Let's face it. When we have leaders who are reinforcing the thought there is something wrong with being gay, how can we ever expect others to think differently? Let's start with the Pope. Millions of people would would probably go out into their yard and eat the dog poop they found if that's what the Pope told them to do. For decades upon decades, we've had the leader of one of the most historically corrupt institutions in the world tell the world over and over that being gay is an evil abomination, and all while covering up the molestation of alter boys. Let's not exclude other religious leaders such as the Ted Haggards, George Rekers and Eddie Longs who have negatively influenced public opinion against the LGBT community, all the while they were getting theirs from another man, or boy.
Then we have those who served this nation as president for 8 years who based their campaign upon LGBT discrimination -- and won! George W. Bush actually stood up more than once and said, "Marriage is between one man and one woman," and even though it's doubtful he could actually spell any of those words, people cheered and applauded.
Then we have the likes of Michele Bachmann, Sarah Palin, Christine O'Donnell, Newt Gingrich, Jim DeMint and countless other high-profile politicians echoing the sentiment that LGBT people shouldn't be afforded equality, something they tag as "special rights" because they want to reinforce the belief that being part of the LGBT community only qualifies you for second-class citizenship.
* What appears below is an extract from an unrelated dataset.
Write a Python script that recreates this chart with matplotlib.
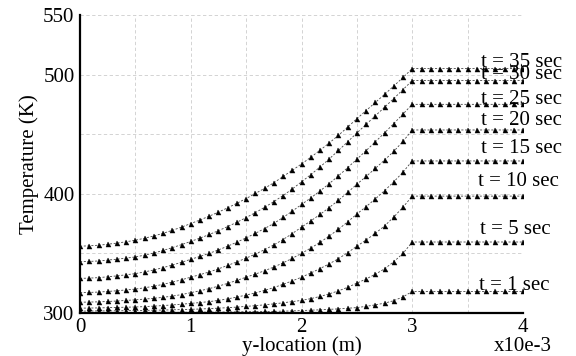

Further down the food chain are the Maggie Gallaghers, Pete LaBarberas, Tony Perkins and Bryan Fischers who draw huge salaries from their efforts to promote lies about the LGBT community and keep homophobia alive, mainly in order to keep their large salaries intact.
So how can we ever expect teachers, parents and others who are raising these bullies to stop this vicious cycle when the very people they look up and listen to with bated breath are exuding the disease of hate, intolerance and bigotry?